See e.g. In re Dinsmore,
141 B.R. 499, 504 (Bankr.W.D.Mich.1992);
In re Molitor,
133 B.R. 1020, 1022-23 (Bankr. D.N.D.1991);
In re Session,
128 B.R. 147, 151 (Bankr.E.D.Tex.1991);
In re Scott,
121 B.R. 605, 608 (Bankr.E.D.Okla.1990);
In re Ramirez,
62 B.R. at 670;
In re Hildebran,
54 B.R. 585, 586-87 (Bankr.D.Or.1985).
By characterizing the debt as long term, the Debtors hope to fit within the provisions of 11 U.S.C. § 1322(b)(5)

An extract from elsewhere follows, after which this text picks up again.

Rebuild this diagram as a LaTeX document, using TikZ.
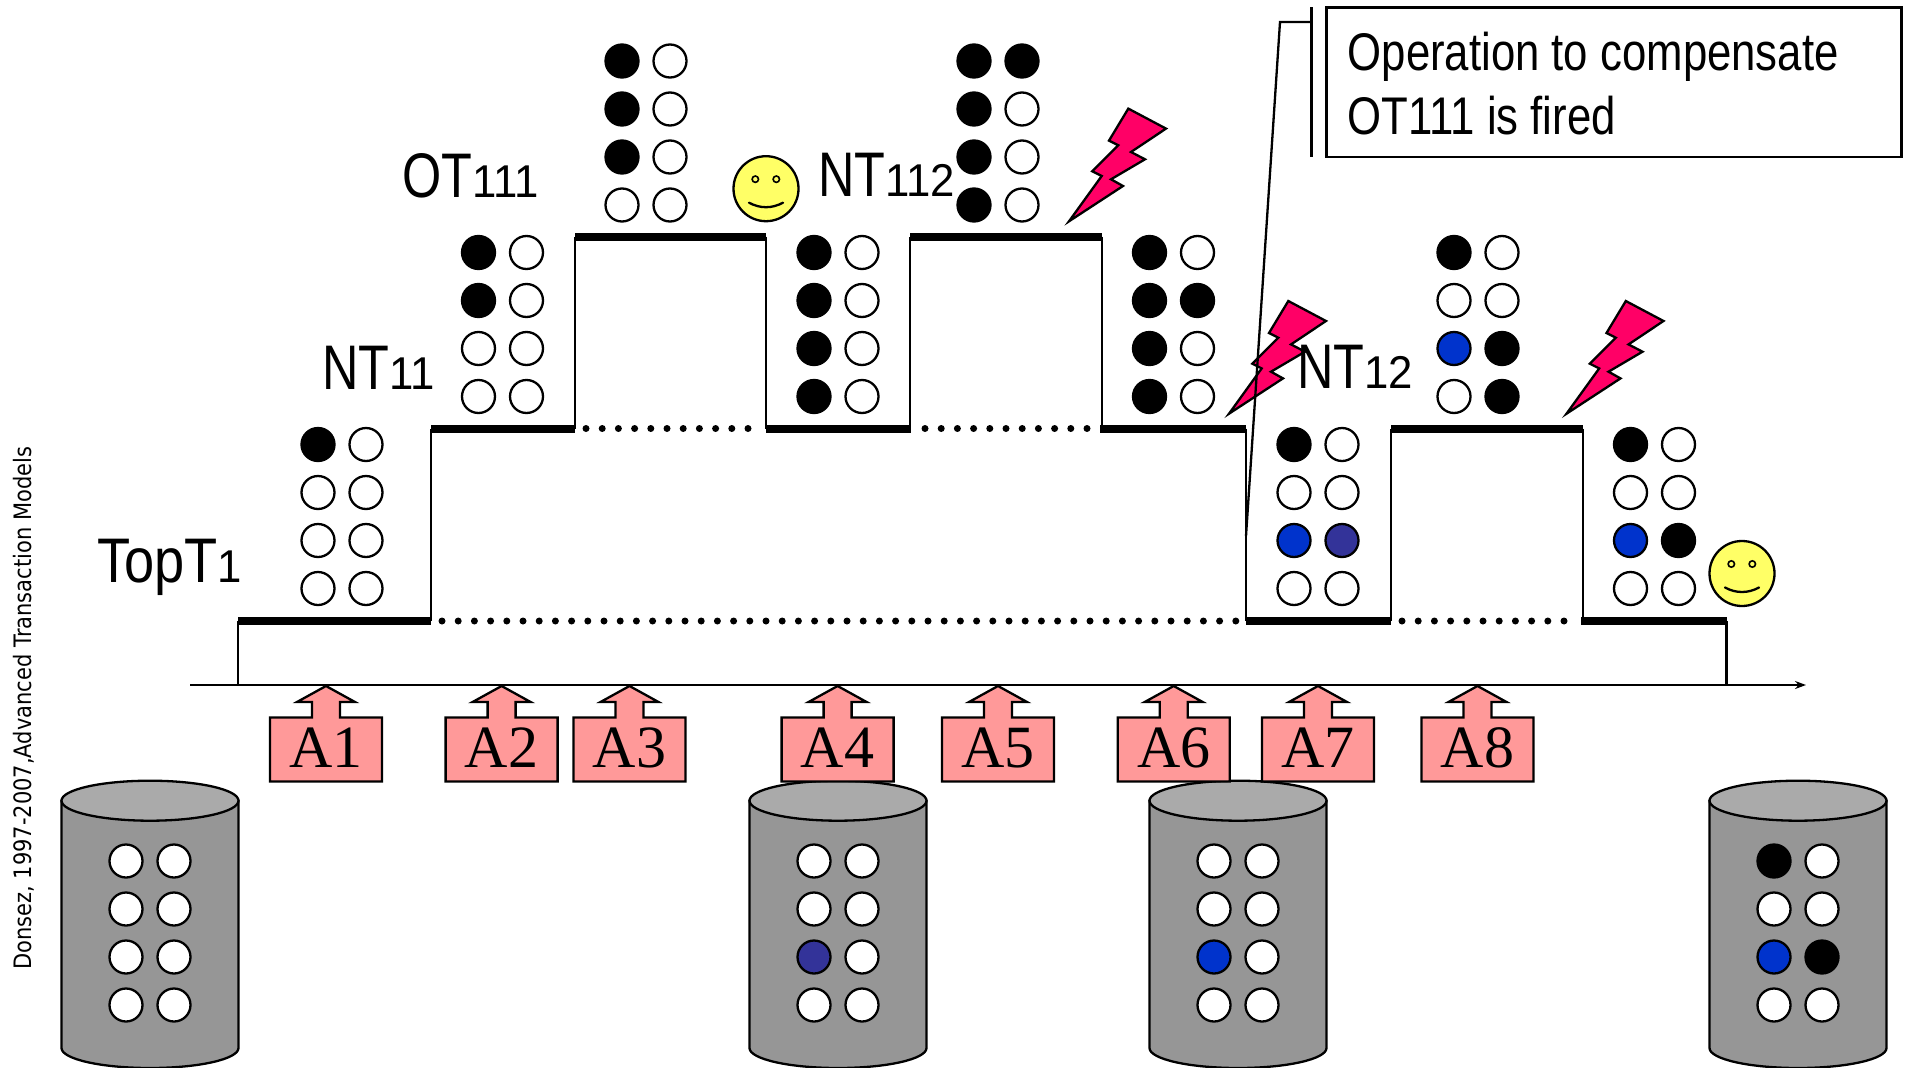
\documentclass[tikz,border=0pt]{standalone}
\usepackage{fontspec}
\setmainfont{Liberation Sans}
\newfontfamily\narrowfont[FakeStretch=0.8]{Liberation Sans}
\newfontfamily\topfont[FakeStretch=0.86]{Liberation Sans}
\newfontfamily\digitfont[FakeStretch=0.95]{Liberation Sans}
\newfontfamily\boxfont[FakeStretch=0.825]{Liberation Sans}
\newfontfamily\sidefont[FakeStretch=0.875]{DejaVu Sans}
\newfontfamily\actfont{Liberation Serif}
\usetikzlibrary{arrows.meta}
\definecolor{boltred}{HTML}{FF0066}
\definecolor{actpink}{HTML}{FF9999}
\definecolor{smileyellow}{HTML}{FFFF66}
\definecolor{lockblue}{HTML}{0033CC}
\definecolor{locknavy}{HTML}{333399}
\definecolor{dbside}{HTML}{969696}
\definecolor{dbtop}{HTML}{AAAAAA}
\tikzset{
    thinline/.style={line width=2.3pt},
    level/.style={line width=8pt},
    dots/.style={line width=7pt, line cap=round, dash pattern=on 0pt off 16.2pt},
    W/.style={circle, draw, thinline, fill=white, minimum size=33pt, inner sep=0pt},
    B/.style={W, fill=black},
    L/.style={W, fill=lockblue},
    N/.style={W, fill=locknavy},
    txname/.style={anchor=base west, inner sep=0pt, font=\narrowfont\fontsize{63}{63}\selectfont},
    boxline/.style={anchor=base west, inner sep=0pt, font=\boxfont\fontsize{53}{53}\selectfont},
    actlabel/.style={inner sep=0pt, font=\actfont\fontsize{60}{60}\selectfont},
}
\newcommand{\subnum}[1]{{\digitfont\fontsize{46}{46}\selectfont #1}}
% grid of 4x2 circles: name, left column x, top row y, eight styles
\newcommand{\lockgrid}[4]{
    \foreach \st [count=\i from 0] in {#4} {
        \pgfmathtruncatemacro{\row}{int(\i/2)}
        \pgfmathtruncatemacro{\col}{mod(\i,2)}
        \node[\st] (#1-\row-\col) at ({#2+48*\col},{#3+48*\row}) {};
    }
}
% action box with its arrow up to the time axis
\newcommand{\actbox}[3]{
    \draw[thinline, fill=actpink] (#2,686) -- ++(29,16) -- ++(-15,0) -- ++(0,15.5) -- ++(42,0)
        -- ++(0,64) -- ++(-112,0) -- ++(0,-64) -- ++(42,0) -- ++(0,-15.5) -- ++(-15,0) -- cycle;
    \node[actlabel] (#1) at (#2,747.5) {#3};
}
% lightning, given by its tip
\newcommand{\bolt}[2]{
    \draw[thinline, fill=boltred, line join=miter] (#1+2,#2-3) -- ++(54,-35.3) -- ++(-12,-6.7) -- ++(34,-20)
        -- ++(-14,-7.3) -- ++(35,-23.4) -- ++(-37.7,-20) -- ++(-19.3,32) -- ++(9.3,4.7)
        -- ++(-26,26) -- ++(9.4,4.7) -- cycle;
}
% cylinder: centre x
\newcommand{\database}[1]{
    \draw[thinline, fill=dbside] (#1-88.5,800.7) -- (#1-88.5,1048)
        arc [start angle=180, end angle=0, x radius=88.5, y radius=20]
        -- (#1+88.5,800.7) -- cycle;
    \draw[thinline, fill=dbtop] (#1,800.7) ellipse [x radius=88.5, y radius=20];
}
% smiley: centre
\newcommand{\smiley}[2]{
    \draw[thinline, fill=smileyellow] (#1,#2) circle [radius=32.5];
    \draw[line width=1.6pt] (#1-10.7,#2-9.5) circle [radius=3.2];
    \draw[line width=1.6pt] (#1+10.3,#2-9.5) circle [radius=3.2];
    \draw[thinline, line cap=round] (#1-17,#2+14) .. controls (#1-6,#2+20) and (#1+6,#2+20) .. (#1+17,#2+14);
}
\begin{document}
\begin{tikzpicture}[x=1pt, y=-1pt]
    \useasboundingbox (0,0) rectangle (1909,1068);

    % 1. Databases
    \database{150}
    \database{838}
    \database{1238}
    \database{1798}

    % 2. Transaction outline
    \draw[thinline] (238,685) -- (238,621);
    \draw[thinline] (431,621) -- (431,428.5);
    \draw[thinline] (575,428.5) -- (575,236.5);
    \draw[thinline] (766,236.5) -- (766,428.5);
    \draw[thinline] (910,428.5) -- (910,236.5);
    \draw[thinline] (1102,236.5) -- (1102,428.5);
    \draw[thinline] (1246,428.5) -- (1246,621);
    \draw[thinline] (1391,621) -- (1391,428.5);
    \draw[thinline] (1583,428.5) -- (1583,621);
    \draw[thinline] (1726.5,621) -- (1726.5,685);

    % 3. Thick levels
    \draw[level] (238,621) -- (431,621);
    \draw[level] (431,428.5) -- (575,428.5);
    \draw[level] (575,236.5) -- (766,236.5);
    \draw[level] (766,428.5) -- (911,428.5);
    \draw[level] (910,236.5) -- (1102,236.5);
    \draw[level] (1100,428.5) -- (1246,428.5);
    \draw[level] (1246,621) -- (1391,621);
    \draw[level] (1391,428.5) -- (1583,428.5);
    \draw[level] (1581,621) -- (1726.5,621);

    % 4. Dotted levels
    \draw[dots] (442,621) -- (1240,621);
    \draw[dots] (1402,621) -- (1578,621);
    \draw[dots] (586,428.5) -- (760,428.5);
    \draw[dots] (925,428.5) -- (1096,428.5);

    % 5. Time axis
    \coordinate (axisstart) at (190,685);
    \coordinate (axisend) at (1806,685);
    \draw[thinline, -{Stealth[length=11pt, width=8pt]}] (axisstart) -- (axisend);

    % 6. Actions
    \actbox{aone}{326}{A1}
    \actbox{atwo}{501.6}{A2}
    \actbox{athree}{629.5}{A3}
    \actbox{afour}{837.6}{A4}
    \actbox{afive}{998}{A5}
    \actbox{asix}{1173.7}{A6}
    \actbox{aseven}{1318}{A7}
    \actbox{aeight}{1477.5}{A8}

    % 7. Lock states
    \lockgrid{gone}{318}{444.5}{B,W,W,W,W,W,W,W}
    \lockgrid{gtwo}{478.5}{252.5}{B,W,B,W,W,W,W,W}
    \lockgrid{gthree}{622}{61}{B,W,B,W,B,W,W,W}
    \lockgrid{gfour}{814}{252.5}{B,W,B,W,B,W,B,W}
    \lockgrid{gfive}{974}{61}{B,B,B,W,B,W,B,W}
    \lockgrid{gsix}{1149.5}{252.5}{B,W,B,B,B,W,B,W}
    \lockgrid{gseven}{1294}{444.5}{B,W,W,W,L,N,W,W}
    \lockgrid{geight}{1454}{252.5}{B,W,W,W,L,B,W,B}
    \lockgrid{gnine}{1630.5}{444.5}{B,W,W,W,L,B,W,W}
    \lockgrid{dbone}{126}{861}{W,W,W,W,W,W,W,W}
    \lockgrid{dbtwo}{814}{861}{W,W,W,W,N,W,W,W}
    \lockgrid{dbthree}{1214}{861}{W,W,W,W,L,W,W,W}
    \lockgrid{dbfour}{1774}{861}{B,W,W,W,L,B,W,W}

    % 8. Lightnings and smileys
    \bolt{1067}{224.3}
    \bolt{1227}{416.7}
    \bolt{1564.5}{416.7}
    \smiley{766}{188.7}
    \smiley{1742}{573.5}

    % 9. Names
    \node[txname] (topname) at (97,582) {{\topfont TopT}\subnum{1}};
    \node[txname] (ntoneone) at (322,389) {NT\subnum{11}};
    \node[txname] (otname) at (402,197) {OT\subnum{111}};
    \node[txname] (ntonetwo) at (818,196.7) {NT\subnum{112}};
    \node[txname] (nttwelve) at (1297,388.5) {NT\subnum{12}};

    % 10. Callout
    \draw[thinline, fill=white] (1326.5,7.5) rectangle (1901.5,157);
    \node[boxline] (boxtop) at (1347.5,70.5) {Operation to compensate};
    \node[boxline] (boxbottom) at (1347.5,134) {OT111 is fired};
    \coordinate (barup) at (1311.5,7);
    \coordinate (bardown) at (1311.5,157);
    \coordinate (leadbend) at (1280,22);
    \coordinate (leadbar) at (1311.5,22);
    \coordinate (leadtip) at (1246,536);
    \draw[thinline] (barup) -- (bardown);
    \draw[thinline] (leadbar) -- (leadbend) -- (leadtip);

    % 11. Side note
    \node[rotate=90, anchor=base west, inner sep=0pt, font=\sidefont\fontsize{24}{24}\selectfont] (sidenote) at (31,970) {Donsez, 1997-2007,Advanced Transaction Models};
\end{tikzpicture}
\end{document}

and somehow avoid the consequences of § 1322(e). The Debtors miss the point. It is not the characterization of the term of the note that controls here. What is determinative is that the payment obligation is proposed to be modified by the removal of Fleet’s ability to call the Note and receive payment in full in 1996, regardless of how that right is denominated. If that right is removed, the obligation is modified and § 1322(e) and § 1325(a)(5) jointly require that payment on the allowed secured claim be made and completed over the life of the Plan. If a Chapter 13 debtor were allowed to modify a secured claim and provide for payment beyond the term of the plan, § 1322(c) would be rendered meaningless.
In re Molitor,
133 B.R. at 1022-23;
In re Scott,
121 B.R. at 608.
This Court rules that § 1322(c) and § 1325(a)(5) confine repayment of “modified” secured claims under § 1322(b)(2) to the life of the plan. In fact, the permissive language of § 1322(b)(2) and the clear term limitations of § 1322(c) and § 1325(a)(5) lead to this inescapable conclusion.
See In re Session,
128 B.R. at 151.
In view of the foregoing, the Court finds that the Debtors’ Plan, which seeks to pay Fleet’s claim over a period of twenty years, clearly violates the express provisions of § 1322(c) and § 1325(a)(5). The Court sustains Fleet’s objection and denies confirmation of the Debtors’ proposed Plan. However, because the Plan could conceivably be modified to comply with § 1322(c) and § 1325(a)(5), the Court will not dismiss or convert the case at this time. A separate Order will issue accordingly.